Barbieri got a job at Crocker Bank, now Wells Fargo Bank, as a clerk. With only a high school degree from night school, she worked her way up to vice president and bank manager.
"I will never forget that someone gave me the opportunity to work," she says. "Here I was, a housewife for 23 years, and someone understood that need."
Barbieri retired from Crocker, but came back to work part-time during the bank's transition to Wells Fargo until 1985. In 1986, she took a position with community services. Her first experience with the organization was the Christmas program for low-income families.
"I could see the important role the agency had in the community," she says.
Barbieri says she quickly found a home away from home at the organization.
"The agency is such a caring, cheerful place," she says. "They are so nice to the volunteers.
Although she deflects credit for her accomplishments to everyone else and shuns recognition of any kind, Barbieri's commitment to residents in need did not go unnoticed. She's won 15 local and national awards for her service, including the 1993 First Lady of California award, in the senior volunteer category, and she had the honor of being an Olympic torchbearer in 1996.
Tivol says when Barbieri showed up to train as a torchbearer, the instructor told her she needed to slow down when she ran with the torch. Even in her 80s, Barbieri eschews owning a car and walks three miles a day.
In 1997, Barbieri retired from Sunnyvale Community Services to visit family and serve as a Eucharistic minister for St. Cyprian Church of Sunnyvale. She later accepted a part-time position in Hewlett Packard's credit union.

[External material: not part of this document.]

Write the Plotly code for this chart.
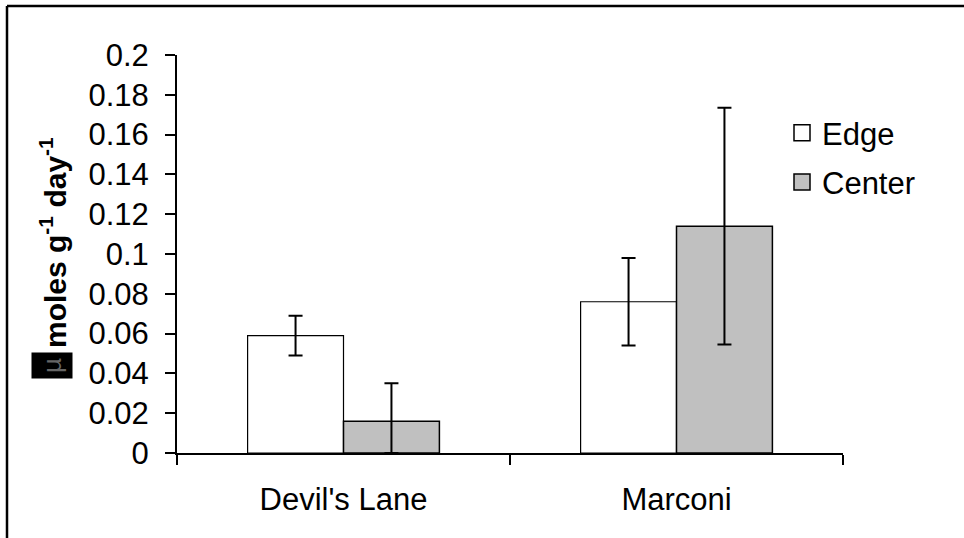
import plotly.graph_objects as go

categories = ["Devil's Lane", "Marconi"]
edge_vals = [0.059, 0.076]
edge_err = [0.010, 0.022]
center_vals = [0.016, 0.114]
center_err = [0.019, 0.0595]
center_err_minus = [0.016, 0.0595]
y_ticks = [0, 0.02, 0.04, 0.06, 0.08, 0.1, 0.12, 0.14, 0.16, 0.18, 0.2]
y_ticktext = ["0", "0.02", "0.04", "0.06", "0.08", "0.1", "0.12", "0.14", "0.16", "0.18", "0.2"]

W, H = 964, 538
L, R, T, B = 177, 121, 55, 85
pw, ph = W - L - R, H - T - B

def px_x(x):
    return (x - L) / pw

def px_y(y):
    return (H - B - y) / ph

FONT = "Liberation Sans, Arial, sans-serif"
EDGE_FILL = "white"
CENTER_FILL = "#C0C0C0"

fig = go.Figure()
fig.add_trace(go.Bar(
    name="Edge", x=categories, y=edge_vals, showlegend=False,
    marker=dict(color=EDGE_FILL, line=dict(color="black", width=1.2)),
    error_y=dict(type="data", array=edge_err, color="black", thickness=2, width=7),
))
fig.add_trace(go.Bar(
    name="Center", x=categories, y=center_vals, showlegend=False,
    marker=dict(color=CENTER_FILL, line=dict(color="black", width=1.5)),
    error_y=dict(type="data", array=center_err, arrayminus=center_err_minus,
                 symmetric=False, color="black", thickness=2, width=7),
))
# legend entries (square swatches)
for nm, col, grp in [("Edge", EDGE_FILL, "a"), ("Center", CENTER_FILL, "b")]:
    fig.add_trace(go.Scatter(
        name=nm, x=[None], y=[None], mode="markers", legendgroup=grp,
        marker=dict(symbol="square", size=16, color=col,
                    line=dict(color="black", width=1.5)),
    ))

fig.update_layout(
    width=W, height=H,
    margin=dict(l=L, r=R, t=T, b=B),
    paper_bgcolor="white", plot_bgcolor="white",
    barmode="group", bargap=0.424, bargroupgap=0,
    font=dict(family=FONT, size=31, color="black"),
    showlegend=True,
    legend=dict(x=px_x(782), y=px_y(106), xanchor="left", yanchor="top",
                font=dict(size=31), bgcolor="rgba(0,0,0,0)",
                tracegroupgap=6, traceorder="grouped", itemwidth=30),
    xaxis=dict(
        showline=True, linecolor="black", linewidth=2,
        ticks="outside", ticklen=10, tickwidth=2, tickcolor="black",
        tickson="boundaries", ticklabelstandoff=18,
        showgrid=False, zeroline=False,
        tickfont=dict(size=31),
    ),
    yaxis=dict(
        range=[0, 0.2], tickvals=y_ticks, ticktext=y_ticktext,
        showline=True, linecolor="black", linewidth=2,
        ticks="outside", ticklen=10, tickwidth=2, tickcolor="black",
        ticklabelstandoff=10,
        showgrid=False, zeroline=False,
        tickfont=dict(size=31),
    ),
)

# outer frame (partially visible)
fig.add_shape(type="line", xref="paper", yref="paper",
              x0=px_x(7), x1=px_x(1000), y0=px_y(6), y1=px_y(6),
              line=dict(color="black", width=2.5))
fig.add_shape(type="line", xref="paper", yref="paper",
              x0=px_x(7), x1=px_x(7), y0=px_y(6), y1=px_y(560),
              line=dict(color="black", width=2.5))

# y axis title
fig.add_annotation(
    text="<b>moles g<sup>-1</sup> day<sup>-1</sup></b>",
    xref="paper", yref="paper", x=px_x(53), y=px_y(243),
    xanchor="center", yanchor="middle", textangle=-90, showarrow=False,
    font=dict(size=30, family=FONT, color="black"),
)
fig.add_annotation(
    text="µ",
    xref="paper", yref="paper", x=px_x(52), y=px_y(366),
    xanchor="center", yanchor="middle", textangle=-90, showarrow=False,
    font=dict(size=26, family=FONT, color="#666666"),
    bgcolor="black", borderpad=5,
)

fig.write_html("out.html")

Barbieri returned to community services as a part-time employee and part-time volunteer in 2001. She helped the establish its volunteer base that today consists of some 700 people.
Barbieri says, "Volunteers enable Nancy to use the money for clients." She says seniors like herself can benefit from lending time to a good cause.
"It's important for seniors to remain open," she says. "Once you get into the mode of being older, you can stifle yourself."
Now that she is retired--again--Barbieri plans to pursue her passion for walking, visit her nine grandchildren and devote herself to church work. A devout Catholic, she rises at 6 a.m. every morning to attend Mass.